__Listed entries__
──────

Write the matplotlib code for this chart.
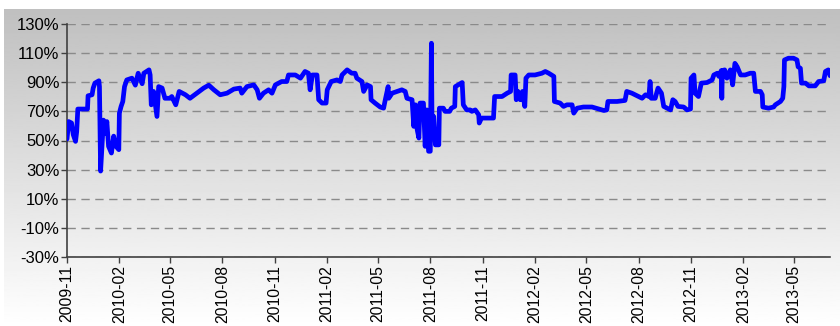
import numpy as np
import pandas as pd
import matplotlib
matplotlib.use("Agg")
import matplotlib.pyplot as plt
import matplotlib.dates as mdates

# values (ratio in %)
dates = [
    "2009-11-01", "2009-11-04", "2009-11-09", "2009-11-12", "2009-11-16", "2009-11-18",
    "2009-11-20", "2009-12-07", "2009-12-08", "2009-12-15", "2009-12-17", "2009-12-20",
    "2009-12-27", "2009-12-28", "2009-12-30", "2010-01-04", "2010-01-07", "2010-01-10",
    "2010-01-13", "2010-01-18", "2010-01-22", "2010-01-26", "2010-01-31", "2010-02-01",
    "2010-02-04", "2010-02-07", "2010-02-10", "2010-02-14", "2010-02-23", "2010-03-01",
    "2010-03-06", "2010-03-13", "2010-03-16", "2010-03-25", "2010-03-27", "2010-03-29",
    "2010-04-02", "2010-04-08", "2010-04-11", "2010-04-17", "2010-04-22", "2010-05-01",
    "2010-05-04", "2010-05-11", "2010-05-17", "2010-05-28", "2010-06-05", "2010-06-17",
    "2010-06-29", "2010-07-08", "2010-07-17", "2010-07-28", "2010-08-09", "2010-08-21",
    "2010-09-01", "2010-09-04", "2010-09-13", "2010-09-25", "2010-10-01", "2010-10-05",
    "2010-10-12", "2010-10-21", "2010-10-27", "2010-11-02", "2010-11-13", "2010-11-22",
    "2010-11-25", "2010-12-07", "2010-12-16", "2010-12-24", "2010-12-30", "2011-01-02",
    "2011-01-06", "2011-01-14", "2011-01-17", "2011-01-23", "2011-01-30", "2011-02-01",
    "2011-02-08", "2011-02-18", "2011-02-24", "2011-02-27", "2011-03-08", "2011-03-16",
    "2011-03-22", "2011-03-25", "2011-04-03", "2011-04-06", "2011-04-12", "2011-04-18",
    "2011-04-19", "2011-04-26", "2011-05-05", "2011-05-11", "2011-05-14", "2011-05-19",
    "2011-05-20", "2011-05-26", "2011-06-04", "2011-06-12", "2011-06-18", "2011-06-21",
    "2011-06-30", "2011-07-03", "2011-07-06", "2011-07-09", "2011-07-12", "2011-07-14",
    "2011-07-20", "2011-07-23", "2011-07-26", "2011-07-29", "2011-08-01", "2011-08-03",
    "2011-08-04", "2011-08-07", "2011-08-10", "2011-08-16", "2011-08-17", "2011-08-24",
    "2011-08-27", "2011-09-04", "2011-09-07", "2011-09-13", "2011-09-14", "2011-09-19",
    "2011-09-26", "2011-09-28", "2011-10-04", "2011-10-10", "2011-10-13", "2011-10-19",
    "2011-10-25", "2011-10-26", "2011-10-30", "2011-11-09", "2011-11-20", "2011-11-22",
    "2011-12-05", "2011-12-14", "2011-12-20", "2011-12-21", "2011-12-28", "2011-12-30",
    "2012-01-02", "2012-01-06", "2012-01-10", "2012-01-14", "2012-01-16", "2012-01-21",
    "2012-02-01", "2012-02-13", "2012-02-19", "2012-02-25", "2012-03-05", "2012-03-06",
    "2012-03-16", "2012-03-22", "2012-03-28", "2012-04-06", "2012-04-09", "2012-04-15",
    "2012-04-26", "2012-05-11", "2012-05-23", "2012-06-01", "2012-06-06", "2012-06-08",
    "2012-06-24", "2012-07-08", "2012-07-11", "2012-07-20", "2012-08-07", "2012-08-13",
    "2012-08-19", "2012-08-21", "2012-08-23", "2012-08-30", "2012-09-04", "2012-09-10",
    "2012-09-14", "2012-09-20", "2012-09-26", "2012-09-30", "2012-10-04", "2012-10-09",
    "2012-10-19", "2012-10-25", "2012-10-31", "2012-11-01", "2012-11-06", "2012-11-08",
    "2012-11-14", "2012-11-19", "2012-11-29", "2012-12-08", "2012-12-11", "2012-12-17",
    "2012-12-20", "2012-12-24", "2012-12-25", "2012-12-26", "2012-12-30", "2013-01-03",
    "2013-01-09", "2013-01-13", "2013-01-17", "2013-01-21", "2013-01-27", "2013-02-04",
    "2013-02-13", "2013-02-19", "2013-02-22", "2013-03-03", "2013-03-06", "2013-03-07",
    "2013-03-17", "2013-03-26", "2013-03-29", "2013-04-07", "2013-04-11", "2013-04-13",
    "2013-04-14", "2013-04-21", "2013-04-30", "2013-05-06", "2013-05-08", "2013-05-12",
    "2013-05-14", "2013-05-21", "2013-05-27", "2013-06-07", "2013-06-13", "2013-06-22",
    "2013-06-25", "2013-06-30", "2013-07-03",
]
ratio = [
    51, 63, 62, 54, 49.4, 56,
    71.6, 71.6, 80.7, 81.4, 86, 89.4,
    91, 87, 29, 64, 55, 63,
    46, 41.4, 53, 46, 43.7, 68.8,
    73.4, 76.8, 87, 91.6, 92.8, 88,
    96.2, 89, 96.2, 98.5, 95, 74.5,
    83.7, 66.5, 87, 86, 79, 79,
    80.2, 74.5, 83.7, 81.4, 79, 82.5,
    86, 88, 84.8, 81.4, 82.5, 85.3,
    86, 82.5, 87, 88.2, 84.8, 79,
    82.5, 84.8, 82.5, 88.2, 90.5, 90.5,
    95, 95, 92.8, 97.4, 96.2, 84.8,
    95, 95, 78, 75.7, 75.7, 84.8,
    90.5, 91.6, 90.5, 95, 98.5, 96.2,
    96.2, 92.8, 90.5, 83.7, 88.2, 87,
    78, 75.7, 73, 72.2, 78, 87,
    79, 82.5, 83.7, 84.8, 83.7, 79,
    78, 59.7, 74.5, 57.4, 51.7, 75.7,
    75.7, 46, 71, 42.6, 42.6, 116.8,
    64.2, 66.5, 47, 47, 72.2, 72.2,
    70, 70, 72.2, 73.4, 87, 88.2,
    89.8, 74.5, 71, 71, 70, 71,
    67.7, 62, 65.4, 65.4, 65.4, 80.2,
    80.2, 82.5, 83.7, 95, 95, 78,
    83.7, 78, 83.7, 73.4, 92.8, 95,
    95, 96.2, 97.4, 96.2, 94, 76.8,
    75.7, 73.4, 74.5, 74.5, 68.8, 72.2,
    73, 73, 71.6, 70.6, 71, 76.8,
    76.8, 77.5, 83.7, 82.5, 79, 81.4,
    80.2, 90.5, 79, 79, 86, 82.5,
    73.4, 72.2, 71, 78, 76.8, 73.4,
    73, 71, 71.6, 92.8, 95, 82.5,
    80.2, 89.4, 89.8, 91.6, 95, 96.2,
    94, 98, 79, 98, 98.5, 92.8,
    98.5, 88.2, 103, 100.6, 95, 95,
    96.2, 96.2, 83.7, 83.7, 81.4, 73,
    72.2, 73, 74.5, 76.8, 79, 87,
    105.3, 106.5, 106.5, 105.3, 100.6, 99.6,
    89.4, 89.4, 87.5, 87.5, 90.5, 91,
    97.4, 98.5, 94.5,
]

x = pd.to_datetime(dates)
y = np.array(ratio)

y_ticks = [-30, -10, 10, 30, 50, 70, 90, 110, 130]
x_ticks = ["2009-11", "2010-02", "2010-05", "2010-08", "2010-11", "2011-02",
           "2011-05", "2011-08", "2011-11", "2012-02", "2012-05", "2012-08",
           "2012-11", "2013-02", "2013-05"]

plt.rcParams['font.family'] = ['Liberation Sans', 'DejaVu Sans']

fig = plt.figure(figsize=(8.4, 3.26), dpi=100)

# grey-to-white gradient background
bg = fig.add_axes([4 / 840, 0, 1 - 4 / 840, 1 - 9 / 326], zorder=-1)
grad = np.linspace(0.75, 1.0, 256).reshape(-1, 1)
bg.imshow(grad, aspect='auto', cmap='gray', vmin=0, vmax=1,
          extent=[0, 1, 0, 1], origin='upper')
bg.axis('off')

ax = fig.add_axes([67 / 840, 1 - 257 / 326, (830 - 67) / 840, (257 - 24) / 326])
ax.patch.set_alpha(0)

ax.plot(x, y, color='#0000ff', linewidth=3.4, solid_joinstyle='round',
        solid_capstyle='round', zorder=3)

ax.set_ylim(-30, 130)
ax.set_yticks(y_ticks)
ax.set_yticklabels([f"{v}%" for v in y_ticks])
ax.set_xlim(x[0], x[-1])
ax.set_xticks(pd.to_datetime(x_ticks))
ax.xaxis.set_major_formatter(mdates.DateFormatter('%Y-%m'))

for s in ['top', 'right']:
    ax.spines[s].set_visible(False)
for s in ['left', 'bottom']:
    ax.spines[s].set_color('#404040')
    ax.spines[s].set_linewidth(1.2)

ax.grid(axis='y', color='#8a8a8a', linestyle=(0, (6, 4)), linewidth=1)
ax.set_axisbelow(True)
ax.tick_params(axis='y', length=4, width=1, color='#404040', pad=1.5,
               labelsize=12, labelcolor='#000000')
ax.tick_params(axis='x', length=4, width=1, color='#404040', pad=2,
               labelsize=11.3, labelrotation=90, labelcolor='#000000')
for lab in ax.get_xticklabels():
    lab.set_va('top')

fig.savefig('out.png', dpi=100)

──────

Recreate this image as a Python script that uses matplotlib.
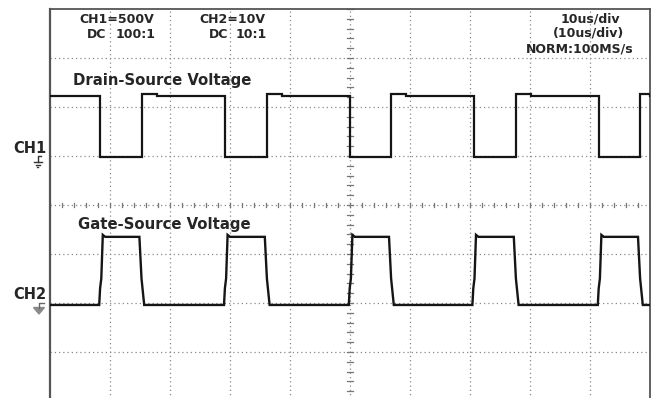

──────

__To be done__
Find each line that has the word "chart", then copy it out.

__Written solution__
Write the matplotlib code for this chart.

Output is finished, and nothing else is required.